BEGIN INFORMATION GIVEN

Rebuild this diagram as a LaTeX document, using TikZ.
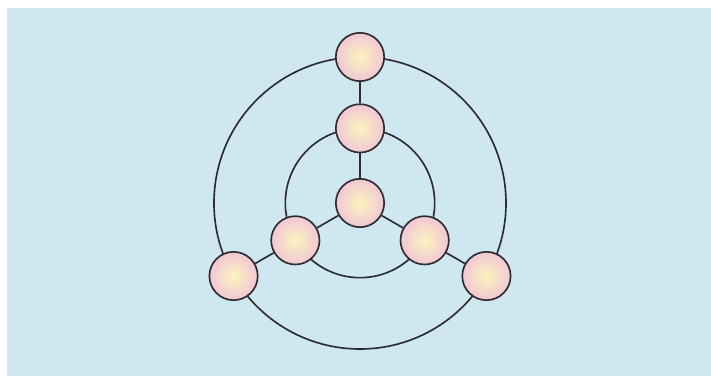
\documentclass[tikz,border=0pt]{standalone}
\usetikzlibrary{positioning}
\definecolor{paper}{RGB}{207,231,238}
\definecolor{ringline}{RGB}{45,42,48}
\definecolor{ballpink}{RGB}{242,198,212}
\definecolor{ballyellow}{RGB}{250,244,190}
\tikzset{ball/.style={circle, draw=ringline, line width=1.4pt, minimum size=1.45cm,
  inner color=ballyellow, outer color=ballpink}}

\begin{document}
\begin{tikzpicture}[line width=1.4pt]
\useasboundingbox (-10.8,-5.16) rectangle (10.53,6.09);
\fill[white] (-10.9,-5.3) rectangle (10.7,6.2);
\fill[paper] (-10.59,-5.3) rectangle (10.7,5.85);
% the two rings
\draw[ringline] (0,0) circle[radius=4.38cm];
\draw[ringline] (0,0) circle[radius=2.24cm];
\node[ball] (hub) at (0,0) {};
\node[ball] (intop) at (90:2.24) {};
\node[ball] (inleft) at (210:2.24) {};
\node[ball] (inright) at (330:2.24) {};
\node[ball] (outtop) at (90:4.38) {};
\node[ball] (outleft) at (210:4.38) {};
\node[ball] (outright) at (330:4.38) {};
\draw[ringline] (hub) -- (intop);
\draw[ringline] (hub) -- (inleft);
\draw[ringline] (hub) -- (inright);
\draw[ringline] (intop) -- (outtop);
\draw[ringline] (inleft) -- (outleft);
\draw[ringline] (inright) -- (outright);
\end{tikzpicture}
\end{document}
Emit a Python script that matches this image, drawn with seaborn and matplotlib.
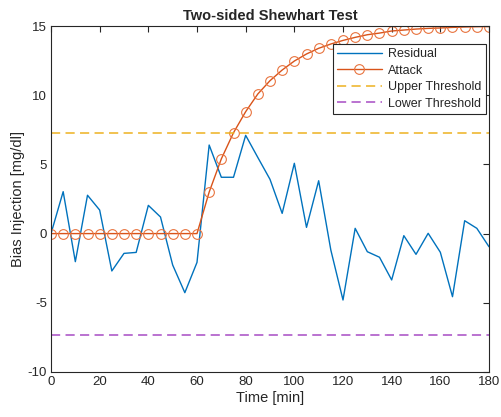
import numpy as np
import pandas as pd
import matplotlib
matplotlib.use("Agg")
import matplotlib.pyplot as plt
import seaborn as sns

# time axis, one sample every 5 minutes
time_min = list(range(0, 185, 5))

residual = [0.0, 3.03, -2.03, 2.77, 1.70, -2.70, -1.43, -1.36, 2.04, 1.20,
            -2.27, -4.27, -2.08, 6.40, 4.07, 4.07, 7.10, 5.5, 3.92, 1.46,
            5.08, 0.45, 3.82, -1.19, -4.80, 0.38, -1.31, -1.71, -3.35, -0.15,
            -1.50, 0.02, -1.35, -4.56, 0.93, 0.38, -0.95]

attack = [0, 0, 0, 0, 0, 0, 0, 0, 0, 0, 0, 0, 0, 3.0, 5.4, 7.29, 8.81,
          10.09, 11.05, 11.82, 12.47, 12.98, 13.39, 13.70, 13.96, 14.18,
          14.37, 14.49, 14.64, 14.71, 14.78, 14.83, 14.86, 14.90, 14.93,
          14.95, 14.96]

upper_thr = 7.3
lower_thr = -7.3

df = pd.DataFrame({"time": time_min, "residual": residual, "attack": attack})

sns.set_theme(style="white")
plt.rcParams["font.family"] = ["Liberation Sans", "DejaVu Sans"]
plt.rcParams["axes.unicode_minus"] = False

fig = plt.figure(figsize=(5.02, 4.17), dpi=100)
ax = fig.add_axes([0.1016, 0.108, 0.8725, 0.8296])

sns.lineplot(data=df, x="time", y="residual", ax=ax, color="#0072BD",
             linewidth=1.0, label="Residual")
sns.lineplot(data=df, x="time", y="attack", ax=ax, color="#D95319",
             linewidth=1.0, marker="o", markersize=7, markerfacecolor="none",
             markeredgecolor="#E8743F", markeredgewidth=0.8, label="Attack")
ax.axhline(upper_thr, color="#EDB120", linewidth=1.1, dashes=(6, 3.5),
           label="Upper Threshold")
ax.axhline(lower_thr, color="#A74CC4", linewidth=1.1, dashes=(6, 3.5),
           label="Lower Threshold")

ax.set_xlim(0, 180)
ax.set_ylim(-10, 15)
ax.set_xticks(range(0, 181, 20))
ax.set_yticks(range(-10, 16, 5))
ax.tick_params(direction="in", length=4, width=0.8, labelsize=9.5,
               top=True, right=True, colors="#262626", pad=3)
for s in ax.spines.values():
    s.set_color("#262626")
    s.set_linewidth(0.8)

ax.set_xlabel("Time [min]", fontsize=10.5, color="#262626", labelpad=2)
ax.set_ylabel("Bias Injection [mg/dl]", fontsize=10.5, color="#262626", labelpad=2)
ax.set_title("Two-sided Shewhart Test", fontsize=10.5, fontweight="bold", pad=4)

leg = ax.legend(loc="upper right", bbox_to_anchor=(0.993, 0.948),
                borderaxespad=0, fontsize=9, frameon=True, fancybox=False,
                edgecolor="#262626", framealpha=1, handlelength=3.6,
                labelspacing=0.35, borderpad=0.35, handletextpad=0.5)
leg.get_frame().set_linewidth(0.8)
leg.set_zorder(10)

fig.savefig("out.png", dpi=100)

END INFORMATION GIVEN

◆ THE TASK:
List the lines of the entries that include "seaborn".

◆ PROBLEM SOLUTION:
Emit a Python script that matches this image, drawn with seaborn and matplotlib.
import seaborn as sns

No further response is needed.